Dear Reader, please, after you finish reading this post, do read its sibling post AI and Cognitive-Developmental Decay Progress. Or, better yet, read them with both posts open side-by-side, one paragraph at a time.
I just finished fixing my toilet. I used AI to help me. In retrospect, I think I could have done it without AI. The fix was obvious, and I would have noticed it without assistance if I had paid 25% more attention.
While it's amazing that 4o could talk me through this minor plumbing problem with an understanding of what I was showing it via live video and respond to me like a daemon plumber, I can't help but feel a little silly about this interaction.
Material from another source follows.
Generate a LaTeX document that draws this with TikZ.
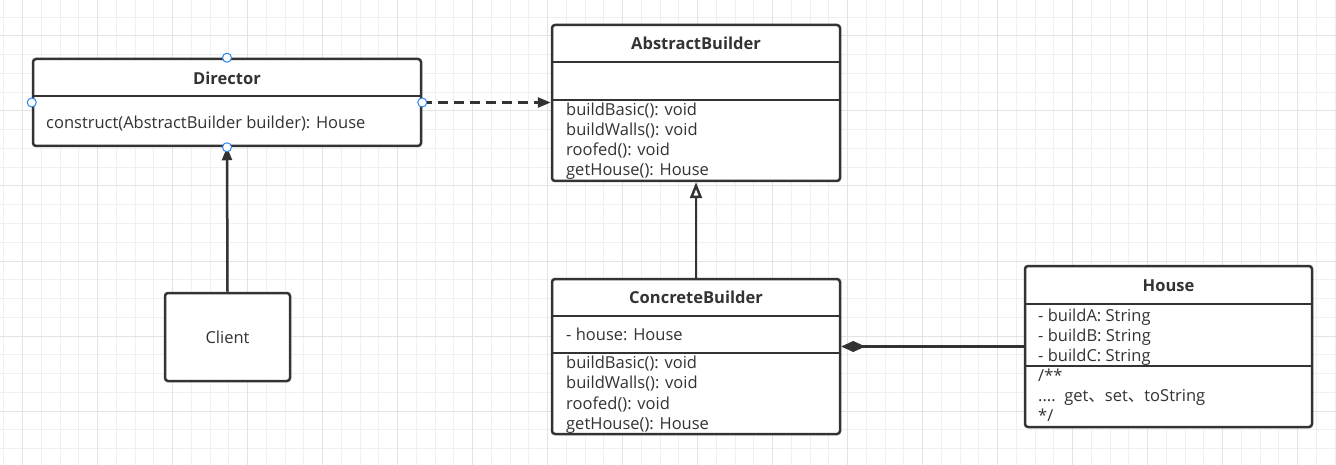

And lately I have noticed more moments like this coming up. Moments where the assistance I receive from AI feels either like overkill or like it might be limiting my growth.
Will I ever learn to read faster if I can lock in my attention using TTS via Speechify?
Will I get better at parsing the 30% of important-to-me information in a journal article within a minute if I too often start with an AI-generated summary?1
Will I notice the subtle visual cues that hide the answer to a problem in my built environment, if the AI can do it faster than I can? Or if I know I don't have to *look* that hard, because my pretty-good-but-sometimes-hallucinating generated guardian angel can do it for me?
Still, I am very bullish on AI. Not anti-AI by any means. I mean, I was using AI to fix my toilet. I do think AI can contribute to a person’s cognitive-developmental progress.
But increasingly often, when I hand a task over to my AI, I find myself looking longingly at it getting to do the work.
To avoid leaving this on the kind of ambiguous film ending that my mother finds so annoying, I will note that I think the solution to this is honing the skill of knowing when to use the AI and when to intentionally do without.
Maybe I'm spoiling myself by reading the abstract too?
With AI and other changes to technology, I wonder which skills we shouldn't bother learning, which skills are still worth learning, and which skills are not worth learning on their own but are worth it when accounting for how much they help us generalize to other capabilities.
Some people use cursive writing as an example of a skill that fewer people have nowadays but that we shouldn't particularly regret losing. That falls in the first bucket. The ability to write strong essays, even if AIs become faster and better at it, would at a minimum land in that third bucket because of how much it helps us learn critical thinking. Better AIs give us each the opportunity to spend less time on the skills that aren't worth learning and more time on the ones that are, with the challenge of figuring out which skills are which.